(Your goal): Retype, with no alterations, every line between the one containing "Reproduce this chart with matplotlib." and the one containing "28.4, 31.3, 29.9]", counting both of those lines too. Pictures are to be left out.

....................

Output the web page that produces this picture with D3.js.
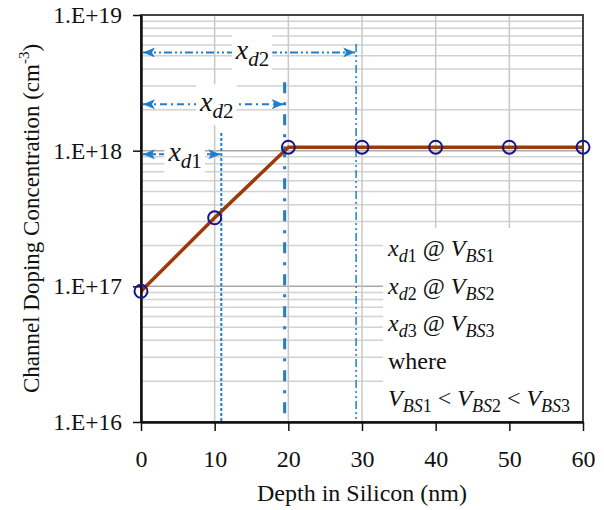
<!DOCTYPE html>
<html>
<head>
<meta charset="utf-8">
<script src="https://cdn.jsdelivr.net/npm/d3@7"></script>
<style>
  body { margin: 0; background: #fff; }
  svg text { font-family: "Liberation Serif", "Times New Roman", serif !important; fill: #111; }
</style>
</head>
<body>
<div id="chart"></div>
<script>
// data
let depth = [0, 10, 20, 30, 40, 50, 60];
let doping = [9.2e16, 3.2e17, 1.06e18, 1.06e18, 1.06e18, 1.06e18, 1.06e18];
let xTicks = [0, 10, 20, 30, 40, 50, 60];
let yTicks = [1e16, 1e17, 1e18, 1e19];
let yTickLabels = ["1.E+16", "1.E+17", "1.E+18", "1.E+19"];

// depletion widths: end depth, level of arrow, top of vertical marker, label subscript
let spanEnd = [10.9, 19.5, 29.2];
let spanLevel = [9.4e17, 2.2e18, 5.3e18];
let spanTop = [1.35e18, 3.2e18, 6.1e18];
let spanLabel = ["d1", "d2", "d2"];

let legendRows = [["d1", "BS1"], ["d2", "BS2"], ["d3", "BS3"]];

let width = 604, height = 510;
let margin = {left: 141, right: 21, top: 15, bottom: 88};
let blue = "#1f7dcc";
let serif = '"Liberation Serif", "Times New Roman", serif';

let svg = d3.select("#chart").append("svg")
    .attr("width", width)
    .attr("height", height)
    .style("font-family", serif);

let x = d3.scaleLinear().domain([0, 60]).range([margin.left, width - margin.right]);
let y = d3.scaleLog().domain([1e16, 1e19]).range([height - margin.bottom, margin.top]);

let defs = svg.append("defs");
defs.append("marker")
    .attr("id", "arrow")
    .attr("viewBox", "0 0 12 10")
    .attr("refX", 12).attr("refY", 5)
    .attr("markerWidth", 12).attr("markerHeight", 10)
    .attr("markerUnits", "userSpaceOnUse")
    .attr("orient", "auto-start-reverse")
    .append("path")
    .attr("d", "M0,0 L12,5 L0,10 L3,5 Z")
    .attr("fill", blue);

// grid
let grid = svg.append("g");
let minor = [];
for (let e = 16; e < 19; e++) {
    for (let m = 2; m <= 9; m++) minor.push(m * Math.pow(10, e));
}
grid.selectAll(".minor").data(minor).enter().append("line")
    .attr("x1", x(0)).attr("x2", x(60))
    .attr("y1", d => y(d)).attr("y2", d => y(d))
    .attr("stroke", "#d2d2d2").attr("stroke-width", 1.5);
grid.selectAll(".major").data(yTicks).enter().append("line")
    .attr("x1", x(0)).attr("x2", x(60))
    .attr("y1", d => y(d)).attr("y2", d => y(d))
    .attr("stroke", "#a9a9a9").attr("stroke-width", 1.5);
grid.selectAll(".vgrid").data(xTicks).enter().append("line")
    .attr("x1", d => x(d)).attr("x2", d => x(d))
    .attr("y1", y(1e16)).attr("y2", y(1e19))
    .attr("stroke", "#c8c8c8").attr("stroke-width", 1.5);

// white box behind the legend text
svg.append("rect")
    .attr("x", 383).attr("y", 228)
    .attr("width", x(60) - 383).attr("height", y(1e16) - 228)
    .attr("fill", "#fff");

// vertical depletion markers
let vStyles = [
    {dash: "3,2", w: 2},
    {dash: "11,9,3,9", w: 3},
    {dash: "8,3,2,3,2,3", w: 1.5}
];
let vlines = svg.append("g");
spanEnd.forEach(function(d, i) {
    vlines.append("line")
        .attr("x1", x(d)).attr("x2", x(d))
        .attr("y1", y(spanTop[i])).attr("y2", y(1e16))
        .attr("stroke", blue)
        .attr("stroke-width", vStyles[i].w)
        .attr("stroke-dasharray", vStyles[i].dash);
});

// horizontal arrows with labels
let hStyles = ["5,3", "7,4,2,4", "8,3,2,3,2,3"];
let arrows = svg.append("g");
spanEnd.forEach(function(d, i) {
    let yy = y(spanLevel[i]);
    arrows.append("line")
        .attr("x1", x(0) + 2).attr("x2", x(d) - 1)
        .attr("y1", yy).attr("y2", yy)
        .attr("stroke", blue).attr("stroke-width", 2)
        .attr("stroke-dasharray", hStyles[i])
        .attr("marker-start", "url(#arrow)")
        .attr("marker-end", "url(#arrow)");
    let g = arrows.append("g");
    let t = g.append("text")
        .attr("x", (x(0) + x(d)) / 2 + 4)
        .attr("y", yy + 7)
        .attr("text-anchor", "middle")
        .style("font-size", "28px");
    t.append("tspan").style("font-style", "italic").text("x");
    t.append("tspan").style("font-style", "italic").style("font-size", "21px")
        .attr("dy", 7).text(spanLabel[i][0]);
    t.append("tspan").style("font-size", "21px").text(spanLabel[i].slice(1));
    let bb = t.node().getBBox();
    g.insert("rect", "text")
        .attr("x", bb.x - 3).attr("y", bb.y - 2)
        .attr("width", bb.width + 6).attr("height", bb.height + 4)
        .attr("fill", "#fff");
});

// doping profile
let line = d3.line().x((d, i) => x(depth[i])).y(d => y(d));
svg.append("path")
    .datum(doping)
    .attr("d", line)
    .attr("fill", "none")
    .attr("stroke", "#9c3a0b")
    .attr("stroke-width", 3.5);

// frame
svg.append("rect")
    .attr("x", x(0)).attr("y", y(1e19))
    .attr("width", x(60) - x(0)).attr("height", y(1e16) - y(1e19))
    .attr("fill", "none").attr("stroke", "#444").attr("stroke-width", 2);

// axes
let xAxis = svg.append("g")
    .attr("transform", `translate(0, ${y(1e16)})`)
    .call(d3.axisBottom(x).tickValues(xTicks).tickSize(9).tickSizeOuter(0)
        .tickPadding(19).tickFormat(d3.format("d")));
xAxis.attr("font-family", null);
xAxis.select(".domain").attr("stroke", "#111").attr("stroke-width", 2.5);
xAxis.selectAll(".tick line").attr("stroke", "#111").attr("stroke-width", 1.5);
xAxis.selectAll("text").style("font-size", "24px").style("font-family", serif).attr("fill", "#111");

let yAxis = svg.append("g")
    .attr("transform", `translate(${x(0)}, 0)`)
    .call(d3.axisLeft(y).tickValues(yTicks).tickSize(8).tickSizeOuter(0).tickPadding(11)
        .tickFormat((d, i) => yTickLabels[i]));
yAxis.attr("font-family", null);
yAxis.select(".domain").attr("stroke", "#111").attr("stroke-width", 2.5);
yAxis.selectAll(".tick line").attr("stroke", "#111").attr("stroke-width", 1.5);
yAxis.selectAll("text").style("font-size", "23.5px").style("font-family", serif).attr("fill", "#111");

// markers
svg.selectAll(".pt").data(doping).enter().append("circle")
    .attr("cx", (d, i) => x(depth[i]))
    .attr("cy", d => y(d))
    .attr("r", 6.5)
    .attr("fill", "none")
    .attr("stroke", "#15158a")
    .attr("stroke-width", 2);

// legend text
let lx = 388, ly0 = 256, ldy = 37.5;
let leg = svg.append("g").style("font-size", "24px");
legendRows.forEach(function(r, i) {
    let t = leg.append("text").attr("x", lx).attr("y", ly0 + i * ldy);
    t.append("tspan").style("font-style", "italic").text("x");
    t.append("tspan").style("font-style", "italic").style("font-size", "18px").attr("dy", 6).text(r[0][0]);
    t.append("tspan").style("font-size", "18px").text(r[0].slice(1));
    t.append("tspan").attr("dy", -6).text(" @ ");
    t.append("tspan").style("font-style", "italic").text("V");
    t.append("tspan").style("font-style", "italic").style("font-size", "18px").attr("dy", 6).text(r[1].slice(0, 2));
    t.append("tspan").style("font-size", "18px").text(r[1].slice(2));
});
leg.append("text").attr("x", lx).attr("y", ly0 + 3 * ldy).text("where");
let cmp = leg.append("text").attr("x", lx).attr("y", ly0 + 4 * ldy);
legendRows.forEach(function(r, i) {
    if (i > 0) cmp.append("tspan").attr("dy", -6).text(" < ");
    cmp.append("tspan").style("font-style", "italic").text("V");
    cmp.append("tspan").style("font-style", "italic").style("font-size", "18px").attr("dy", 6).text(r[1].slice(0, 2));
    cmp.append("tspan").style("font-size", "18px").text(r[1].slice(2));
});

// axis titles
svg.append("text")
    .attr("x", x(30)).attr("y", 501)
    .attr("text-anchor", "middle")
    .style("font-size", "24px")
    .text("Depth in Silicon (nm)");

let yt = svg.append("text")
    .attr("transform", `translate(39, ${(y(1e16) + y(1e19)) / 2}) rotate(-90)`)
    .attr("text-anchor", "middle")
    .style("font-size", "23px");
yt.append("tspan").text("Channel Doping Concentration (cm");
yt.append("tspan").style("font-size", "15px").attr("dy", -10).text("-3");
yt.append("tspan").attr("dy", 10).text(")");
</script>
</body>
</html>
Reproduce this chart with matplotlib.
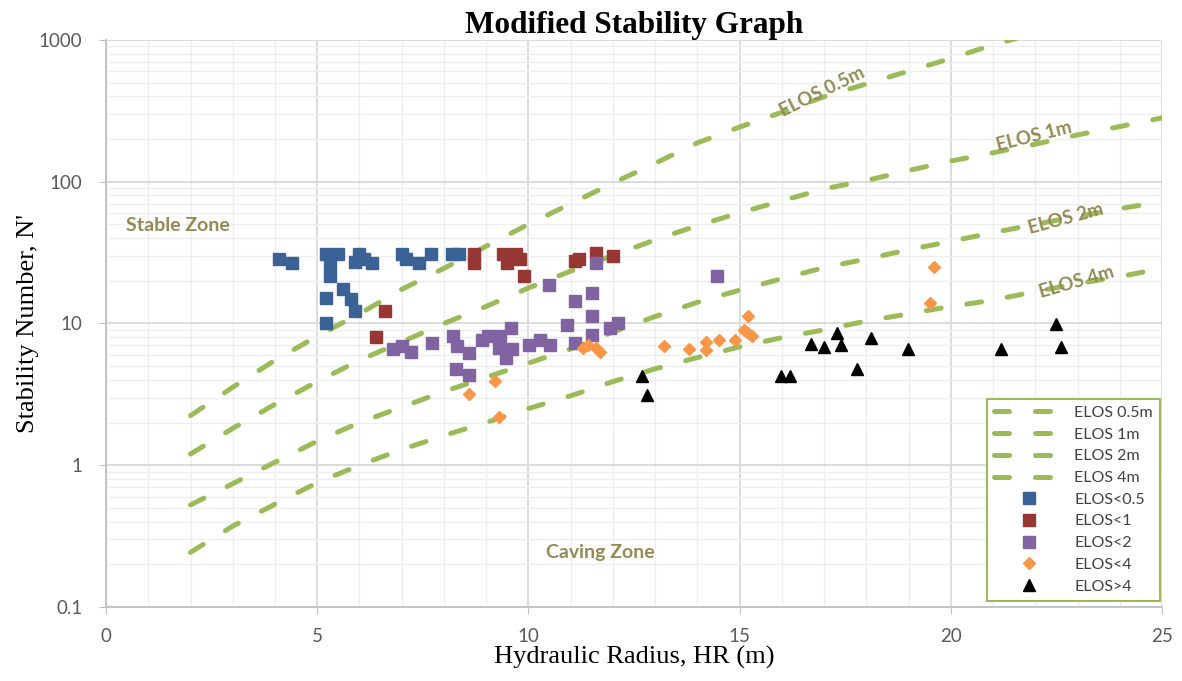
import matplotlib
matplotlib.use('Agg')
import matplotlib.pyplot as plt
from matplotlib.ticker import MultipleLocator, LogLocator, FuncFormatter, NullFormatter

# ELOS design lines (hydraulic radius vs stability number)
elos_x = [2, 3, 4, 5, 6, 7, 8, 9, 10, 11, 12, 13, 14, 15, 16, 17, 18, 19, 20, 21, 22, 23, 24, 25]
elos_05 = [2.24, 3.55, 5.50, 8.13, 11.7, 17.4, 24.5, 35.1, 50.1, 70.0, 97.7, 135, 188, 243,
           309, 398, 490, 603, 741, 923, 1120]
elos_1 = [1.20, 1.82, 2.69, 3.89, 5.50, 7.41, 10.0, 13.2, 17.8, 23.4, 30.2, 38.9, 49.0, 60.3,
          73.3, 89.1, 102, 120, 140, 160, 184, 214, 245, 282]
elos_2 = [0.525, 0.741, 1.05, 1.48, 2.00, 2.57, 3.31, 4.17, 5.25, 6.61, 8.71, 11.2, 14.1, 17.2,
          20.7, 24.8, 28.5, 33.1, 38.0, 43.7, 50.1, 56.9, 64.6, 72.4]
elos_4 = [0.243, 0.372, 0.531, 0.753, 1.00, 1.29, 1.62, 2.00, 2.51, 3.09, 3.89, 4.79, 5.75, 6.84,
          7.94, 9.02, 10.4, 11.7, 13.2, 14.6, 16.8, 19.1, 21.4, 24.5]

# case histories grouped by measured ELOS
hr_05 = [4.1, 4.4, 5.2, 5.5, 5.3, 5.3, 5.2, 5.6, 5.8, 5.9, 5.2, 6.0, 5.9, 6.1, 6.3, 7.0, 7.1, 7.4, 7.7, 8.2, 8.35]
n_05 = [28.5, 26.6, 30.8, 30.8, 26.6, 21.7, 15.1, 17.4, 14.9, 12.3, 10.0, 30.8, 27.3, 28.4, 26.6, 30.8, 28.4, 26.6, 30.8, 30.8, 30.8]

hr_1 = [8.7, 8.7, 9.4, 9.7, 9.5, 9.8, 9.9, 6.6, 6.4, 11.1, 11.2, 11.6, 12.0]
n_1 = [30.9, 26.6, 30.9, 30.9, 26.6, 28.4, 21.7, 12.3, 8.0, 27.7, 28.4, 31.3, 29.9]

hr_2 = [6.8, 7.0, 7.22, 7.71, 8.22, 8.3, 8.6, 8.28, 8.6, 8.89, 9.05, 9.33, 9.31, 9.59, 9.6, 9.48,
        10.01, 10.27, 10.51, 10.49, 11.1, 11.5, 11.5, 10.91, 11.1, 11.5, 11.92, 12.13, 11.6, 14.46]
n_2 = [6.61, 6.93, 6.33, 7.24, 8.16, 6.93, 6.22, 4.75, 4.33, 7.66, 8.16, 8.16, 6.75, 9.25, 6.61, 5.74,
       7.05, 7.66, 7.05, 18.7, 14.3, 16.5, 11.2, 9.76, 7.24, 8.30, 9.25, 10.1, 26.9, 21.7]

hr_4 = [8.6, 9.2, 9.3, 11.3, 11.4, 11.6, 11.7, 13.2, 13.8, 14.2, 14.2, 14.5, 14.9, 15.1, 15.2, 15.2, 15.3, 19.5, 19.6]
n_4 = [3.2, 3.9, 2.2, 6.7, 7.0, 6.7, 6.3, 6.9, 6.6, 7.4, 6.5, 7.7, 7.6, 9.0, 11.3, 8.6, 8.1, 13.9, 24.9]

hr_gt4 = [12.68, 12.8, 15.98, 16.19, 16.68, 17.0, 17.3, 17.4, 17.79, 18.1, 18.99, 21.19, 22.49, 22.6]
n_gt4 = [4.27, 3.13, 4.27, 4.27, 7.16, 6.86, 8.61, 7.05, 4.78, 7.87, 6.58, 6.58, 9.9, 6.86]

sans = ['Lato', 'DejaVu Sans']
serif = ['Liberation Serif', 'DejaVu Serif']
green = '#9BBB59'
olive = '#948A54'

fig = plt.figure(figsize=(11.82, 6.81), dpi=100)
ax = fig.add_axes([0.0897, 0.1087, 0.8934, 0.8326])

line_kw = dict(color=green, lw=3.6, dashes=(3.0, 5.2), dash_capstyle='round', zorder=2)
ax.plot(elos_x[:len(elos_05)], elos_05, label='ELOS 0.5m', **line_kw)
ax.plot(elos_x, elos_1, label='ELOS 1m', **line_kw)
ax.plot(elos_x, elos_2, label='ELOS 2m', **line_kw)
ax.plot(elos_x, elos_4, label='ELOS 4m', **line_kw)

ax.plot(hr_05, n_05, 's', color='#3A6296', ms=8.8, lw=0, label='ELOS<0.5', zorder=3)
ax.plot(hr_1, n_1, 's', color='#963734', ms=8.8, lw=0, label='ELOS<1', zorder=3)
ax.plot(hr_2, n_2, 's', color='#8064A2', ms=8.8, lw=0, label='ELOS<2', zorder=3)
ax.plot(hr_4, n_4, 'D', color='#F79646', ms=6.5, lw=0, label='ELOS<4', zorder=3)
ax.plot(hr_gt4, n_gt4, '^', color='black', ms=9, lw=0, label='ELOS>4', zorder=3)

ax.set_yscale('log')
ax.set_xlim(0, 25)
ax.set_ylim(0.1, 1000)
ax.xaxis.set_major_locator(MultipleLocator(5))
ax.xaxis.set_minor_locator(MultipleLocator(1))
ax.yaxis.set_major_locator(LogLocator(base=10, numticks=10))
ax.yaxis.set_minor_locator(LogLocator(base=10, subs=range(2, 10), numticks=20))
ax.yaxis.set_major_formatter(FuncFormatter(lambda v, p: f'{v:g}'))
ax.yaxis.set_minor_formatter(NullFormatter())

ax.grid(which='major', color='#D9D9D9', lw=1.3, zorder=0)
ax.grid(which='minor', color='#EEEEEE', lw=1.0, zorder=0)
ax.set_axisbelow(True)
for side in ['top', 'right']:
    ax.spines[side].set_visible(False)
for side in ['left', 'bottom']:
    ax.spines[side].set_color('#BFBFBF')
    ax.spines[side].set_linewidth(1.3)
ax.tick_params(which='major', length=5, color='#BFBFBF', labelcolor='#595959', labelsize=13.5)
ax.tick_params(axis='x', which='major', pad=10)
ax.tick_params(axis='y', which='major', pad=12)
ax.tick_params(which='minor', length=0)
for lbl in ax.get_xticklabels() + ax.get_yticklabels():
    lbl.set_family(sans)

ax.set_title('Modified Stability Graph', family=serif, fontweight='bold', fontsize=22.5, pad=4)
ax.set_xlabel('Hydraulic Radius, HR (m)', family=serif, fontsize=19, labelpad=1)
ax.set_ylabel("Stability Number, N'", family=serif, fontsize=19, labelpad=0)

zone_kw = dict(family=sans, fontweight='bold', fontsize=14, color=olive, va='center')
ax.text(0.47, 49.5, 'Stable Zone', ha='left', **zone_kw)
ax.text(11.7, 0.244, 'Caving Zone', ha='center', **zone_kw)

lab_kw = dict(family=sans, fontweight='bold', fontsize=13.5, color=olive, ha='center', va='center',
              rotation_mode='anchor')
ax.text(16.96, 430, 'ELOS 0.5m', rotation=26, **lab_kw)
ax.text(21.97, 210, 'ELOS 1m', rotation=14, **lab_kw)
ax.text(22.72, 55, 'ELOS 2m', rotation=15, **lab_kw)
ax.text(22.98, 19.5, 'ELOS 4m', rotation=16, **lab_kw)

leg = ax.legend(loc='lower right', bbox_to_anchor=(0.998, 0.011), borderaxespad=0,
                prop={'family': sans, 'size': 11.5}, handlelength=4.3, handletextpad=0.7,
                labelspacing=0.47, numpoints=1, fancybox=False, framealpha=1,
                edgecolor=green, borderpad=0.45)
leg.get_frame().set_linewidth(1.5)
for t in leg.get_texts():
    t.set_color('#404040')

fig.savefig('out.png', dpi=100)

....................

(Expected answer):
Reproduce this chart with matplotlib.
import matplotlib
matplotlib.use('Agg')
import matplotlib.pyplot as plt
from matplotlib.ticker import MultipleLocator, LogLocator, FuncFormatter, NullFormatter

# ELOS design lines (hydraulic radius vs stability number)
elos_x = [2, 3, 4, 5, 6, 7, 8, 9, 10, 11, 12, 13, 14, 15, 16, 17, 18, 19, 20, 21, 22, 23, 24, 25]
elos_05 = [2.24, 3.55, 5.50, 8.13, 11.7, 17.4, 24.5, 35.1, 50.1, 70.0, 97.7, 135, 188, 243,
           309, 398, 490, 603, 741, 923, 1120]
elos_1 = [1.20, 1.82, 2.69, 3.89, 5.50, 7.41, 10.0, 13.2, 17.8, 23.4, 30.2, 38.9, 49.0, 60.3,
          73.3, 89.1, 102, 120, 140, 160, 184, 214, 245, 282]
elos_2 = [0.525, 0.741, 1.05, 1.48, 2.00, 2.57, 3.31, 4.17, 5.25, 6.61, 8.71, 11.2, 14.1, 17.2,
          20.7, 24.8, 28.5, 33.1, 38.0, 43.7, 50.1, 56.9, 64.6, 72.4]
elos_4 = [0.243, 0.372, 0.531, 0.753, 1.00, 1.29, 1.62, 2.00, 2.51, 3.09, 3.89, 4.79, 5.75, 6.84,
          7.94, 9.02, 10.4, 11.7, 13.2, 14.6, 16.8, 19.1, 21.4, 24.5]

# case histories grouped by measured ELOS
hr_05 = [4.1, 4.4, 5.2, 5.5, 5.3, 5.3, 5.2, 5.6, 5.8, 5.9, 5.2, 6.0, 5.9, 6.1, 6.3, 7.0, 7.1, 7.4, 7.7, 8.2, 8.35]
n_05 = [28.5, 26.6, 30.8, 30.8, 26.6, 21.7, 15.1, 17.4, 14.9, 12.3, 10.0, 30.8, 27.3, 28.4, 26.6, 30.8, 28.4, 26.6, 30.8, 30.8, 30.8]

hr_1 = [8.7, 8.7, 9.4, 9.7, 9.5, 9.8, 9.9, 6.6, 6.4, 11.1, 11.2, 11.6, 12.0]
n_1 = [30.9, 26.6, 30.9, 30.9, 26.6, 28.4, 21.7, 12.3, 8.0, 27.7, 28.4, 31.3, 29.9]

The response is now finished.